In a Dec. 2 letter to Guam Speaker Judith T. Won Pat, Jacklick raised concern about the legislation, noting that the Marshall Islands “has been one of the beneficiaries of the tax exemption.”
He said if the legislation passes, fuel prices will go up in the Marshall Islands.
The Guam Legislature bill states that by eliminating the exemption on fuel that is transferred from Guam storage facilities for distribution to islands in the Micronesia area, Guam will generate an extra $2.6 million in revenue annually.

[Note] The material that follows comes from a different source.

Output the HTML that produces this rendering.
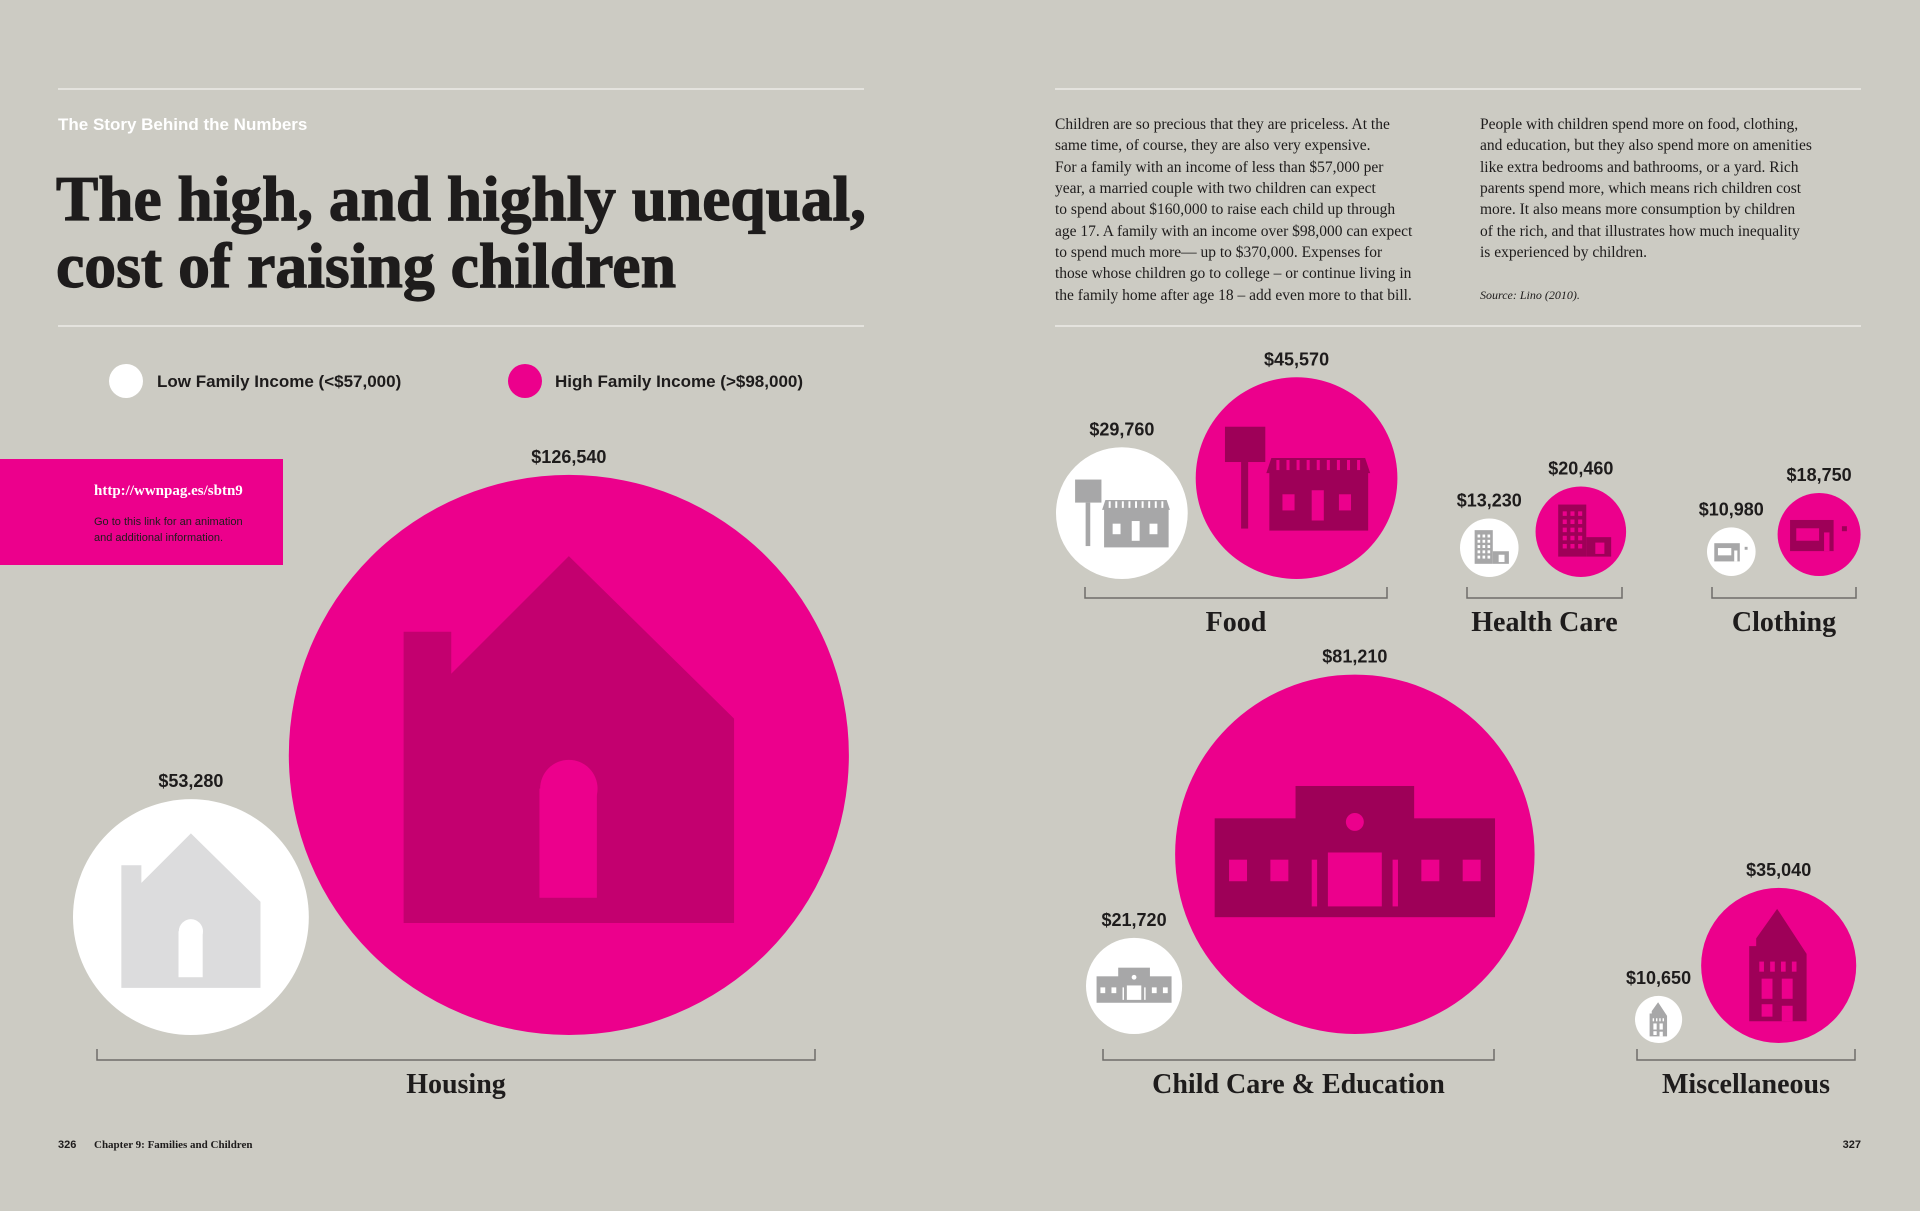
<!DOCTYPE html>
<html><head><meta charset="utf-8">
<style>
html,body{margin:0;padding:0;background:#cccbc3;}
svg{display:block;}
.sans{font-family:"Liberation Sans",sans-serif;}
.serif{font-family:"Liberation Serif",serif;}
</style></head>
<body>
<svg id="chart" width="1920" height="1211" viewBox="0 0 1920 1211" xmlns="http://www.w3.org/2000/svg">
<rect width="1920" height="1211" fill="#cccbc3"/>
<line x1="58" y1="89" x2="864" y2="89" stroke="#e4e3de" stroke-width="2"/>
<line x1="1055" y1="89" x2="1861" y2="89" stroke="#e4e3de" stroke-width="2"/>
<line x1="58" y1="326" x2="864" y2="326" stroke="#e4e3de" stroke-width="2"/>
<line x1="1055" y1="326" x2="1861" y2="326" stroke="#e4e3de" stroke-width="2"/>
<text x="58" y="130" class="sans" font-size="17" font-weight="bold" fill="#ffffff">The Story Behind the Numbers</text>
<g>
<text x="56" y="220" class="serif" font-size="64" font-weight="bold" fill="#1e1c1c" stroke="#1e1c1c" stroke-width="1.2" textLength="810" lengthAdjust="spacingAndGlyphs">The high, and highly unequal,</text>
<text x="56" y="287" class="serif" font-size="64" font-weight="bold" fill="#1e1c1c" stroke="#1e1c1c" stroke-width="1.2" textLength="620" lengthAdjust="spacingAndGlyphs">cost of raising children</text>
</g>
<g class="serif" font-size="15.5" fill="#1e1c1c">
<text x="1055" y="129">Children are so precious that they are priceless. At the</text>
<text x="1055" y="150">same time, of course, they are also very expensive.</text>
<text x="1055" y="172">For a family with an income of less than $57,000 per</text>
<text x="1055" y="193">year, a married couple with two children can expect</text>
<text x="1055" y="214">to spend about $160,000 to raise each child up through</text>
<text x="1055" y="236">age 17. A family with an income over $98,000 can expect</text>
<text x="1055" y="257">to spend much more— up to $370,000. Expenses for</text>
<text x="1055" y="278">those whose children go to college – or continue living in</text>
<text x="1055" y="300">the family home after age 18 – add even more to that bill.</text>
</g>
<g class="serif" font-size="15.5" fill="#1e1c1c">
<text x="1480" y="129">People with children spend more on food, clothing,</text>
<text x="1480" y="150">and education, but they also spend more on amenities</text>
<text x="1480" y="172">like extra bedrooms and bathrooms, or a yard. Rich</text>
<text x="1480" y="193">parents spend more, which means rich children cost</text>
<text x="1480" y="214">more. It also means more consumption by children</text>
<text x="1480" y="236">of the rich, and that illustrates how much inequality</text>
<text x="1480" y="257">is experienced by children.</text>
<text x="1480" y="299" font-size="12" font-style="italic">Source: Lino (2010).</text>
</g>
<g>
<g>
<circle cx="126" cy="381" r="17" fill="#ffffff"/>
<text x="157" y="387" class="sans" font-size="17" font-weight="bold" fill="#1e1c1c">Low Family Income (&lt;$57,000)</text>
</g>
<g>
<circle cx="525" cy="381" r="17" fill="#ec008c"/>
<text x="555" y="387" class="sans" font-size="17" font-weight="bold" fill="#1e1c1c">High Family Income (&gt;$98,000)</text>
</g>
</g>
<g>
<rect x="0" y="459" width="283" height="106" fill="#ec008c"/>
<text x="94" y="495" class="serif" font-size="15" font-weight="bold" fill="#ffffff">http://wwnpag.es/sbtn9</text>
<text x="94" y="525" class="sans" font-size="11" fill="#1e1c1c">Go to this link for an animation</text>
<text x="94" y="541" class="sans" font-size="11" fill="#1e1c1c">and additional information.</text>
</g>
<g id="marks"></g>
<g class="serif" font-size="11" font-weight="bold" fill="#1e1c1c">
<text x="58" y="1148" class="sans" font-size="11">326</text>
<text x="94" y="1148">Chapter 9: Families and Children</text>
<text x="1861" y="1148" text-anchor="end" class="sans" font-size="11">327</text>
</g>
</svg>
<script>
const categories = ["Housing","Food","Health Care","Clothing","Child Care & Education","Miscellaneous"];
const lowIncome = [53280,29760,13230,10980,21720,10650];
const highIncome = [126540,45570,20460,18750,81210,35040];
const lowLabels = ["$53,280","$29,760","$13,230","$10,980","$21,720","$10,650"];
const highLabels = ["$126,540","$45,570","$20,460","$18,750","$81,210","$35,040"];

const NS = "http://www.w3.org/2000/svg";
const PINK = "#ec008c";
const layout = [
  {left:73, gap:-20, base:1035, bx0:97, bx1:815, by:1060, ly:1093, icon:"house"},
  {left:1056, gap:8, base:579, bx0:1085, bx1:1387, by:598, ly:631, icon:"store"},
  {left:1460, gap:17, base:577, bx0:1467, bx1:1622, by:598, ly:631, icon:"hospital"},
  {left:1707, gap:22, base:576, bx0:1712, bx1:1856, by:598, ly:631, icon:"shop"},
  {left:1086, gap:-7, base:1034, bx0:1103, bx1:1494, by:1060, ly:1093, icon:"school"},
  {left:1635, gap:19, base:1043, bx0:1637, bx1:1855, by:1060, ly:1093, icon:"townhouse"}
];
function rScale(v){ return v * 0.002213; }
const marks = document.getElementById('marks');
function mk(tag, attrs, parent){
  const e = document.createElementNS(NS, tag);
  for (const k in attrs) e.setAttribute(k, attrs[k]);
  (parent||marks).appendChild(e);
  return e;
}
function drawIcon(g, type, cx, cy, r, fg, bg){
  const R=(x,y,w,h,c)=>mk('rect',{x:cx+x*r,y:cy+y*r,width:w*r,height:h*r,fill:c||fg},g);
  const P=(pts,c)=>mk('polygon',{points:pts.map(p=>(cx+p[0]*r)+','+(cy+p[1]*r)).join(' '),fill:c||fg},g);
  if(type==="house"){
    P([[-0.59,0.6],[-0.59,-0.44],[-0.42,-0.44],[-0.42,-0.29],[0,-0.71],[0.59,-0.13],[0.59,0.6]]);
    R(-0.105,0.12,0.205,0.39,bg);
    mk('circle',{cx:cx,cy:cy+0.12*r,r:0.1025*r,fill:bg},g);
  } else if(type==="store"){
    R(-0.71,-0.51,0.4,0.35); R(-0.55,-0.16,0.07,0.66);
    R(-0.27,-0.08,0.98,0.6);
    P([[-0.3,-0.05],[-0.25,-0.2],[0.68,-0.2],[0.73,-0.05]]);
    for(let i=0;i<9;i++) R(-0.2+i*0.1,-0.18,0.03,0.1,bg);
    R(-0.14,0.16,0.12,0.16,bg); R(0.42,0.16,0.12,0.16,bg); R(0.15,0.12,0.12,0.3,bg);
  } else if(type==="hospital"){
    R(-0.5,-0.6,0.62,1.15); R(0.12,0.12,0.55,0.43);
    for(let row=0;row<5;row++) for(let c=0;c<3;c++) R(-0.4+c*0.17,-0.45+row*0.18,0.09,0.1,bg);
    R(0.32,0.24,0.2,0.25,bg);
  } else if(type==="shop"){
    R(-0.7,-0.35,1.05,0.75); R(0.55,-0.2,0.12,0.12);
    R(-0.55,-0.15,0.55,0.3,bg); R(0.12,-0.05,0.13,0.45,bg);
  } else if(type==="school"){
    R(-0.78,-0.2,1.56,0.55); R(-0.33,-0.38,0.66,0.2);
    mk('ellipse',{cx:cx,cy:cy-0.18*r,rx:0.05*r,ry:0.05*r,fill:bg},g);
    [-0.7,-0.47,0.37,0.6].forEach(x=>R(x,0.03,0.1,0.12,bg));
    R(-0.15,-0.01,0.3,0.3,bg); R(-0.24,0.03,0.03,0.26,bg); R(0.21,0.03,0.03,0.26,bg);
  } else if(type==="townhouse"){
    P([[-0.38,0.72],[-0.38,-0.25],[-0.29,-0.25],[-0.29,-0.35],[-0.02,-0.73],[0.36,-0.15],[0.36,0.72]]);
    for(let c=0;c<4;c++) R(-0.25+c*0.14,-0.05,0.06,0.13,bg);
    R(-0.22,0.17,0.14,0.26,bg); R(0.04,0.17,0.14,0.26,bg);
    R(-0.22,0.5,0.14,0.16,bg); R(0.04,0.52,0.14,0.2,bg);
  }
}
categories.forEach((cat,i)=>{
  const L = layout[i];
  const g = mk('g',{});
  
  
  const rl = rScale(lowIncome[i]), rh = rScale(highIncome[i]);
  const cxl = L.left + rl, cyl = L.base - rl;
  const cxh = L.left + 2*rl + L.gap + rh, cyh = L.base - rh;
  const cl = mk('circle',{cx:cxl,cy:cyl,r:rl,fill:'#ffffff'},g);
  
  
  drawIcon(g, L.icon, cxl, cyl, rl, i===0?'#dcdcdd':'#a7a7a8', '#ffffff');
  const ch = mk('circle',{cx:cxh,cy:cyh,r:rh,fill:PINK},g);
  
  
  drawIcon(g, L.icon, cxh, cyh, rh, i===0?'#c3006f':'#9e0058', PINK);
  const tl = mk('text',{x:cxl,y:cyl-rl-12,'text-anchor':'middle','class':'sans','font-size':18,'font-weight':'bold',fill:'#1e1c1c'},g);
  tl.textContent = lowLabels[i];
  
  
  const th = mk('text',{x:cxh,y:cyh-rh-12,'text-anchor':'middle','class':'sans','font-size':18,'font-weight':'bold',fill:'#1e1c1c'},g);
  th.textContent = highLabels[i];
  
  
  const br = mk('path',{d:`M${L.bx0},${L.by-11} V${L.by} H${L.bx1} V${L.by-11}`,fill:'none',stroke:'#6e6d6a','stroke-width':1.5},g);
  
  
  const cx = (L.bx0+L.bx1)/2;
  const lab = mk('text',{x:cx,y:L.ly,'text-anchor':'middle','class':'serif','font-size':28,'font-weight':'bold',fill:'#1e1c1c'},g);
  lab.textContent = cat;
  
  
});
</script>
</body></html>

The bill said that Guam takes on risk from transshipping fuel and it is “prudent and necessary to remove the fuel tax exemption granted by current law in order to generate revenue to fund environmental protection efforts.”

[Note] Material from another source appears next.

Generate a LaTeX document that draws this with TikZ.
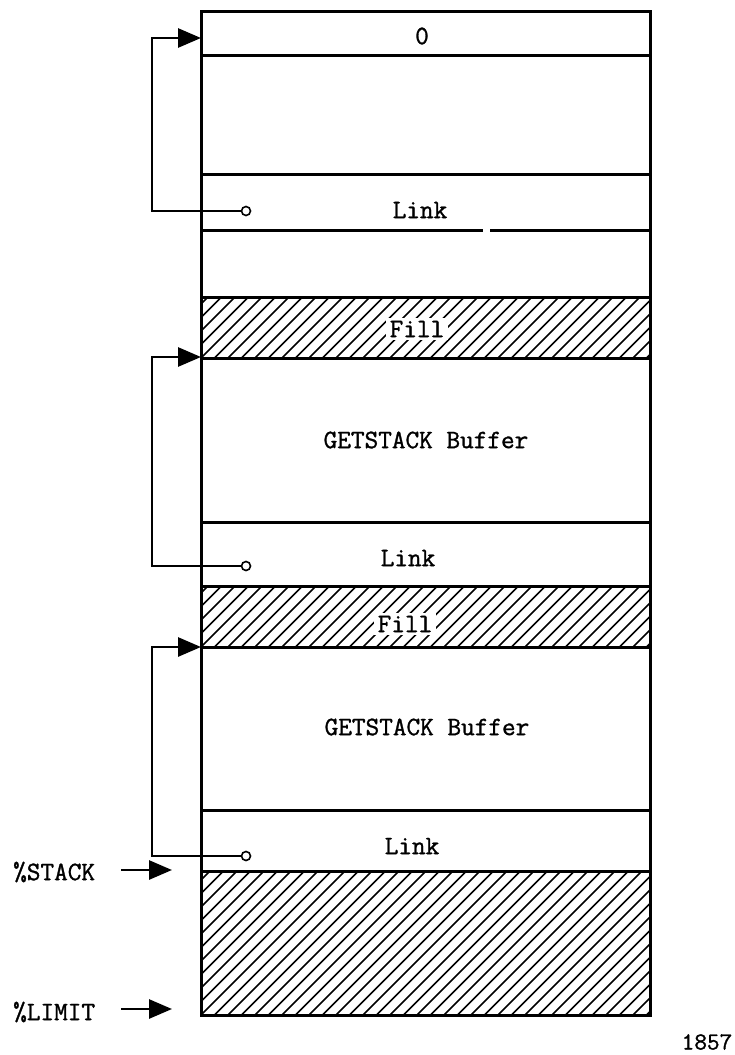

Guam estimates that about 28 million gallons of liquid fuel are transshipped through Guam annually for the Micronesia area.

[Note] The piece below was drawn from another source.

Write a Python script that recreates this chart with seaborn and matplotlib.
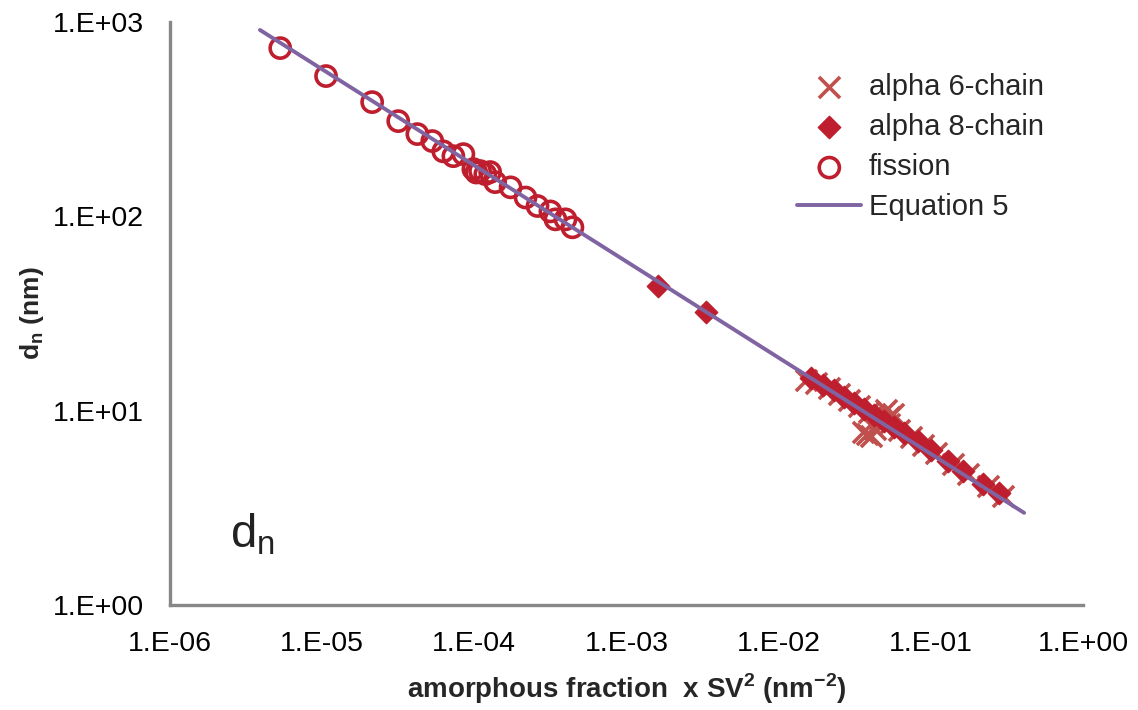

The bill proposes taxing fuel for transshipment at 75 percent of the tax rates for liquid fuel, which are currently 10 cents per gallon for diesel, 4 cents a gallon for jet fuel, and 11 cents per gallon on gas and other fuels.
Jacklick appealed to Won Pat, saying the Marshall Islands looks to Guam “as a leader in its endeavor to bring economic promotion and stability to the Northern Pacific,” and wanted to continue working with Guam leaders “to develop strategies to get our economy on strong footing.”
Jacklick acknowledged he had no voice in the Guam Legislative, saying he wanted to express his concern as an island neighbor.
“I hope your colleagues will consider the negative impact the amendment will create for our lives in the Marshall Islands,” he said.